>> Begin DATA SECTION
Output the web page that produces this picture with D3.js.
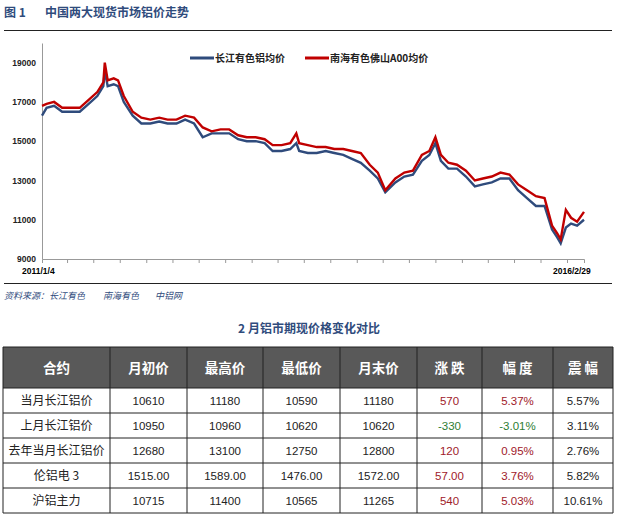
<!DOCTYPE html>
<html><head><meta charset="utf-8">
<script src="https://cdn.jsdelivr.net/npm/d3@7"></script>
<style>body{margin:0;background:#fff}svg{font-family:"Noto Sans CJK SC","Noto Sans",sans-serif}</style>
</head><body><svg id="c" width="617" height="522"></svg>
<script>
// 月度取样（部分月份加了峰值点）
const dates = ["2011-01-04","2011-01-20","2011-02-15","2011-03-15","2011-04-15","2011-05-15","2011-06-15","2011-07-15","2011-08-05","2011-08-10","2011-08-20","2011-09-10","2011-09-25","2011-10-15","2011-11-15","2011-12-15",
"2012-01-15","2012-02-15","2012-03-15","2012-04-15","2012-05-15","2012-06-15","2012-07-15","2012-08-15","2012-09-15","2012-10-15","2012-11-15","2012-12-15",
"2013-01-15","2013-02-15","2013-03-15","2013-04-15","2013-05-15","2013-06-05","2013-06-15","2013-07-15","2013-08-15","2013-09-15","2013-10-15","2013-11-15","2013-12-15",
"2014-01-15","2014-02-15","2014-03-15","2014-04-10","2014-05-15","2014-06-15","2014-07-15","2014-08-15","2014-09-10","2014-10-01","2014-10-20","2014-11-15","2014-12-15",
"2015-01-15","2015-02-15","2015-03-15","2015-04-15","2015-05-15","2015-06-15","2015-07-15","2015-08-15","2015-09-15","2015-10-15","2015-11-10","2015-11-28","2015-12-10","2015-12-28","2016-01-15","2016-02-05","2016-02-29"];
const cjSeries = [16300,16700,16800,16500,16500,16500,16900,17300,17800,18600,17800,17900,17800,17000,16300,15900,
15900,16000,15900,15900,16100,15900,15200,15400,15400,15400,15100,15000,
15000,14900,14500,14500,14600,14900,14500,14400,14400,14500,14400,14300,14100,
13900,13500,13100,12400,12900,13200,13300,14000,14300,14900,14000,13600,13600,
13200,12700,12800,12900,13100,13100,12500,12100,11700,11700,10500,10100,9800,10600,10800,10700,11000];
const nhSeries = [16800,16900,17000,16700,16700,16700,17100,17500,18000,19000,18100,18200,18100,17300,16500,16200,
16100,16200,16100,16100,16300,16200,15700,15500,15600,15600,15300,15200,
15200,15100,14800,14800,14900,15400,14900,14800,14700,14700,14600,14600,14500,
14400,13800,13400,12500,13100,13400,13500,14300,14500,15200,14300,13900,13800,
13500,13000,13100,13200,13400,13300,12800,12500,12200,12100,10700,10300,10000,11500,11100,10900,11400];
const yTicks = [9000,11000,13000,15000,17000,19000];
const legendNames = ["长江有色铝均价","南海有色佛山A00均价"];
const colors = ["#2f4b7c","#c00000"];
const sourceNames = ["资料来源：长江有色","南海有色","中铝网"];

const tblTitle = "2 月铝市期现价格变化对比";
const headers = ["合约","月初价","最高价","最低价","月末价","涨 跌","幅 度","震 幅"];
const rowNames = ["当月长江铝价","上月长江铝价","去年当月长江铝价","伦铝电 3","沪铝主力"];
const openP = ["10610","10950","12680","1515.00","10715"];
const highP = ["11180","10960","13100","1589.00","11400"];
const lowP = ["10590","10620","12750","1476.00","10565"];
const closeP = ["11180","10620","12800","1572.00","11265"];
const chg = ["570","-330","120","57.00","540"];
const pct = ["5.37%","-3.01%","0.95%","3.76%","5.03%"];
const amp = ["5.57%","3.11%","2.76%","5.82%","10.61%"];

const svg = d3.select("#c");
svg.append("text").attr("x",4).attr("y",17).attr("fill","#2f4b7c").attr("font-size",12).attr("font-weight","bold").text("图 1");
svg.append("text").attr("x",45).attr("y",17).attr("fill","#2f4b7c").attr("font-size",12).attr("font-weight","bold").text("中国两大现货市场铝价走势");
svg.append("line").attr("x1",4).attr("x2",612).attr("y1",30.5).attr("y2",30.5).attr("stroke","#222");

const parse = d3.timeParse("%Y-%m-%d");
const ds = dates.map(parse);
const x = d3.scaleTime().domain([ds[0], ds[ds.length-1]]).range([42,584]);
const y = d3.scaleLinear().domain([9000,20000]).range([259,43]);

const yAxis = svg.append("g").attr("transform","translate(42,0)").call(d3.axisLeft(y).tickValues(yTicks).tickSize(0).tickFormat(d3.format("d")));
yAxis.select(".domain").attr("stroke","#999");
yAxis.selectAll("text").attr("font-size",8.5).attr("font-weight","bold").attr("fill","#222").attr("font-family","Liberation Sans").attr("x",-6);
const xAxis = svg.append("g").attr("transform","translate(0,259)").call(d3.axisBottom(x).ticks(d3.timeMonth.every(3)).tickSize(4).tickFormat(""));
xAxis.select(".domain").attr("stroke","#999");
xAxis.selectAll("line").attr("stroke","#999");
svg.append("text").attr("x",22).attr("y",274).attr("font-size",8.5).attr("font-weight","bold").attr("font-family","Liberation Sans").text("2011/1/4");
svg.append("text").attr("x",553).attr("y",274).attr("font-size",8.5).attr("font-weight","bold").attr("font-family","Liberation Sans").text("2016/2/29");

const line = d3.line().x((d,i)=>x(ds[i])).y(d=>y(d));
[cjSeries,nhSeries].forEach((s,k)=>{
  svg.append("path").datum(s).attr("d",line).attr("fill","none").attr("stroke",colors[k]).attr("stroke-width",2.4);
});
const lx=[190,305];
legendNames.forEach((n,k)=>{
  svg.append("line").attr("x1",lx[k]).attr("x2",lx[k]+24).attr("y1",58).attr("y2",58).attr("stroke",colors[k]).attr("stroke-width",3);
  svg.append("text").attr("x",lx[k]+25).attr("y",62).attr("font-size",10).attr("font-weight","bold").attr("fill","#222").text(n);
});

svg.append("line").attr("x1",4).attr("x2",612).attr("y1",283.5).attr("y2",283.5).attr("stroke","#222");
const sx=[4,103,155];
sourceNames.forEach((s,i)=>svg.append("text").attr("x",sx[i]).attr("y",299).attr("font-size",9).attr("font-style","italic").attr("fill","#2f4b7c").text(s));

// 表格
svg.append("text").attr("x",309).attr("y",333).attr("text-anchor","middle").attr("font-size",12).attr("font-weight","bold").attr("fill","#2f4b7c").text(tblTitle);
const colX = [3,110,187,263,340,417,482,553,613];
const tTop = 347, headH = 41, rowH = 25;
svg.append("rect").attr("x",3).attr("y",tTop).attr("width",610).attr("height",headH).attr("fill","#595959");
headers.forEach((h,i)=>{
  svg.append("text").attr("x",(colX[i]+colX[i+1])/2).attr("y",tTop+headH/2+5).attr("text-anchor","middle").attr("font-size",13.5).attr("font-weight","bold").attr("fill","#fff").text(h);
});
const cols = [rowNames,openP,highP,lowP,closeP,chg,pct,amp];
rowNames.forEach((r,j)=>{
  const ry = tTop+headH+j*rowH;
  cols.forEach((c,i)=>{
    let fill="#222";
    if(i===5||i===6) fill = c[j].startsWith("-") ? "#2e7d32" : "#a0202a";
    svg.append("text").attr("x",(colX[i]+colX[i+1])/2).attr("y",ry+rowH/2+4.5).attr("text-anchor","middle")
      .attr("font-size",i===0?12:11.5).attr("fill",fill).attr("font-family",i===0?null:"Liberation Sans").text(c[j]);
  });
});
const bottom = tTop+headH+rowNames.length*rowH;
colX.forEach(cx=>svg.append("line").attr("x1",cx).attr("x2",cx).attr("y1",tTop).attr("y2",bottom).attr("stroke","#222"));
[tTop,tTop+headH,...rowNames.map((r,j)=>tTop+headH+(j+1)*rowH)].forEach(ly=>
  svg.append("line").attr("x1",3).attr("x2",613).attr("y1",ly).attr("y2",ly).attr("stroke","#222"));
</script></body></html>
>> End DATA SECTION
[WRITTEN EXERCISE]
Exclude the pictures. Write out the remaining data exactly.

[SOLUTION TO THE PROBLEM]
Output the web page that produces this picture with D3.js.
<!DOCTYPE html>
<html><head><meta charset="utf-8">
<script src="https://cdn.jsdelivr.net/npm/d3@7"></script>
<style>body{margin:0;background:#fff}svg{font-family:"Noto Sans CJK SC","Noto Sans",sans-serif}</style>
</head><body><svg id="c" width="617" height="522"></svg>
<script>
// 月度取样（部分月份加了峰值点）
const dates = ["2011-01-04","2011-01-20","2011-02-15","2011-03-15","2011-04-15","2011-05-15","2011-06-15","2011-07-15","2011-08-05","2011-08-10","2011-08-20","2011-09-10","2011-09-25","2011-10-15","2011-11-15","2011-12-15",
"2012-01-15","2012-02-15","2012-03-15","2012-04-15","2012-05-15","2012-06-15","2012-07-15","2012-08-15","2012-09-15","2012-10-15","2012-11-15","2012-12-15",
"2013-01-15","2013-02-15","2013-03-15","2013-04-15","2013-05-15","2013-06-05","2013-06-15","2013-07-15","2013-08-15","2013-09-15","2013-10-15","2013-11-15","2013-12-15",
"2014-01-15","2014-02-15","2014-03-15","2014-04-10","2014-05-15","2014-06-15","2014-07-15","2014-08-15","2014-09-10","2014-10-01","2014-10-20","2014-11-15","2014-12-15",
"2015-01-15","2015-02-15","2015-03-15","2015-04-15","2015-05-15","2015-06-15","2015-07-15","2015-08-15","2015-09-15","2015-10-15","2015-11-10","2015-11-28","2015-12-10","2015-12-28","2016-01-15","2016-02-05","2016-02-29"];
const cjSeries = [16300,16700,16800,16500,16500,16500,16900,17300,17800,18600,17800,17900,17800,17000,16300,15900,
15900,16000,15900,15900,16100,15900,15200,15400,15400,15400,15100,15000,
15000,14900,14500,14500,14600,14900,14500,14400,14400,14500,14400,14300,14100,
13900,13500,13100,12400,12900,13200,13300,14000,14300,14900,14000,13600,13600,
13200,12700,12800,12900,13100,13100,12500,12100,11700,11700,10500,10100,9800,10600,10800,10700,11000];
const nhSeries = [16800,16900,17000,16700,16700,16700,17100,17500,18000,19000,18100,18200,18100,17300,16500,16200,
16100,16200,16100,16100,16300,16200,15700,15500,15600,15600,15300,15200,
15200,15100,14800,14800,14900,15400,14900,14800,14700,14700,14600,14600,14500,
14400,13800,13400,12500,13100,13400,13500,14300,14500,15200,14300,13900,13800,
13500,13000,13100,13200,13400,13300,12800,12500,12200,12100,10700,10300,10000,11500,11100,10900,11400];
const yTicks = [9000,11000,13000,15000,17000,19000];
const legendNames = ["长江有色铝均价","南海有色佛山A00均价"];
const colors = ["#2f4b7c","#c00000"];
const sourceNames = ["资料来源：长江有色","南海有色","中铝网"];

const tblTitle = "2 月铝市期现价格变化对比";
const headers = ["合约","月初价","最高价","最低价","月末价","涨 跌","幅 度","震 幅"];
const rowNames = ["当月长江铝价","上月长江铝价","去年当月长江铝价","伦铝电 3","沪铝主力"];
const openP = ["10610","10950","12680","1515.00","10715"];
const highP = ["11180","10960","13100","1589.00","11400"];
const lowP = ["10590","10620","12750","1476.00","10565"];
const closeP = ["11180","10620","12800","1572.00","11265"];
const chg = ["570","-330","120","57.00","540"];
const pct = ["5.37%","-3.01%","0.95%","3.76%","5.03%"];
const amp = ["5.57%","3.11%","2.76%","5.82%","10.61%"];

const svg = d3.select("#c");
svg.append("text").attr("x",4).attr("y",17).attr("fill","#2f4b7c").attr("font-size",12).attr("font-weight","bold").text("图 1");
svg.append("text").attr("x",45).attr("y",17).attr("fill","#2f4b7c").attr("font-size",12).attr("font-weight","bold").text("中国两大现货市场铝价走势");
svg.append("line").attr("x1",4).attr("x2",612).attr("y1",30.5).attr("y2",30.5).attr("stroke","#222");

const parse = d3.timeParse("%Y-%m-%d");
const ds = dates.map(parse);
const x = d3.scaleTime().domain([ds[0], ds[ds.length-1]]).range([42,584]);
const y = d3.scaleLinear().domain([9000,20000]).range([259,43]);

const yAxis = svg.append("g").attr("transform","translate(42,0)").call(d3.axisLeft(y).tickValues(yTicks).tickSize(0).tickFormat(d3.format("d")));
yAxis.select(".domain").attr("stroke","#999");
yAxis.selectAll("text").attr("font-size",8.5).attr("font-weight","bold").attr("fill","#222").attr("font-family","Liberation Sans").attr("x",-6);
const xAxis = svg.append("g").attr("transform","translate(0,259)").call(d3.axisBottom(x).ticks(d3.timeMonth.every(3)).tickSize(4).tickFormat(""));
xAxis.select(".domain").attr("stroke","#999");
xAxis.selectAll("line").attr("stroke","#999");
svg.append("text").attr("x",22).attr("y",274).attr("font-size",8.5).attr("font-weight","bold").attr("font-family","Liberation Sans").text("2011/1/4");
svg.append("text").attr("x",553).attr("y",274).attr("font-size",8.5).attr("font-weight","bold").attr("font-family","Liberation Sans").text("2016/2/29");

const line = d3.line().x((d,i)=>x(ds[i])).y(d=>y(d));
[cjSeries,nhSeries].forEach((s,k)=>{
  svg.append("path").datum(s).attr("d",line).attr("fill","none").attr("stroke",colors[k]).attr("stroke-width",2.4);
});
const lx=[190,305];
legendNames.forEach((n,k)=>{
  svg.append("line").attr("x1",lx[k]).attr("x2",lx[k]+24).attr("y1",58).attr("y2",58).attr("stroke",colors[k]).attr("stroke-width",3);
  svg.append("text").attr("x",lx[k]+25).attr("y",62).attr("font-size",10).attr("font-weight","bold").attr("fill","#222").text(n);
});

svg.append("line").attr("x1",4).attr("x2",612).attr("y1",283.5).attr("y2",283.5).attr("stroke","#222");
const sx=[4,103,155];
sourceNames.forEach((s,i)=>svg.append("text").attr("x",sx[i]).attr("y",299).attr("font-size",9).attr("font-style","italic").attr("fill","#2f4b7c").text(s));

// 表格
svg.append("text").attr("x",309).attr("y",333).attr("text-anchor","middle").attr("font-size",12).attr("font-weight","bold").attr("fill","#2f4b7c").text(tblTitle);
const colX = [3,110,187,263,340,417,482,553,613];
const tTop = 347, headH = 41, rowH = 25;
svg.append("rect").attr("x",3).attr("y",tTop).attr("width",610).attr("height",headH).attr("fill","#595959");
headers.forEach((h,i)=>{
  svg.append("text").attr("x",(colX[i]+colX[i+1])/2).attr("y",tTop+headH/2+5).attr("text-anchor","middle").attr("font-size",13.5).attr("font-weight","bold").attr("fill","#fff").text(h);
});
const cols = [rowNames,openP,highP,lowP,closeP,chg,pct,amp];
rowNames.forEach((r,j)=>{
  const ry = tTop+headH+j*rowH;
  cols.forEach((c,i)=>{
    let fill="#222";
    if(i===5||i===6) fill = c[j].startsWith("-") ? "#2e7d32" : "#a0202a";
    svg.append("text").attr("x",(colX[i]+colX[i+1])/2).attr("y",ry+rowH/2+4.5).attr("text-anchor","middle")
      .attr("font-size",i===0?12:11.5).attr("fill",fill).attr("font-family",i===0?null:"Liberation Sans").text(c[j]);
  });
});
const bottom = tTop+headH+rowNames.length*rowH;
colX.forEach(cx=>svg.append("line").attr("x1",cx).attr("x2",cx).attr("y1",tTop).attr("y2",bottom).attr("stroke","#222"));
[tTop,tTop+headH,...rowNames.map((r,j)=>tTop+headH+(j+1)*rowH)].forEach(ly=>
  svg.append("line").attr("x1",3).attr("x2",613).attr("y1",ly).attr("y2",ly).attr("stroke","#222"));
</script></body></html>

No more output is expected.